A paper presented at a symposium on East-West monasticism held in Kansas City in August 1983, commemorating the tenth anniversary of the death of Abhishiktānanda (Henri Le Saux OSB).
Hidden in the depth of the heart and in the highest heaven Is that mystery of glory and immortality which only those can find Who have renounced all things and themselves.
This verse is freely translated from the Mahānārayana Upanishad and was apparently a favourite of Swami Abhishiktānanda’s, for he quotes it, in differing guises, several times. I think it fairly epitomizes his insight and his realization.

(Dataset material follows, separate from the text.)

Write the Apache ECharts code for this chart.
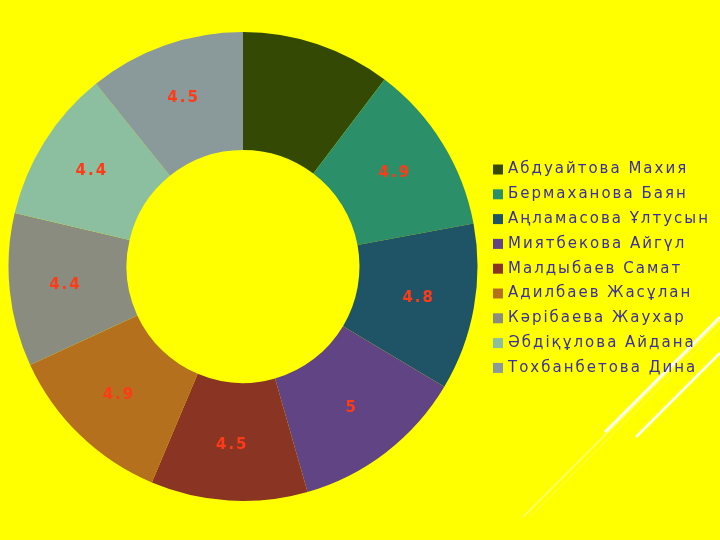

I have only recently made the acquaintance of Swami Abhishiktānanda and am not really entitled to speak of him. There are those who can, foremost among whom would be Dom Bede Griffiths. But I am so attracted to Swami Abhishiktānanda, so moved by his inspired writings on the life of renunciation and the non-dual experience, that I would like to offer the little I have to say to his memory.
Swami Abhishiktānanda was a French Benedictine monk, Dom Henri Le Saux, who, after thirteen years in a Benedictine monastery, received permission to go to India in 1948. There he and Fr. Jules Monchanin founded the ashram of Shantivanam (Forest of Peace) as “an attempt to integrate into Christianity the monastic tradition of India”.
In 1949 he met Śri Ramana, called the Maharishi or great seer, in the south of India, at the foot of the sacred mountain Arunāchala.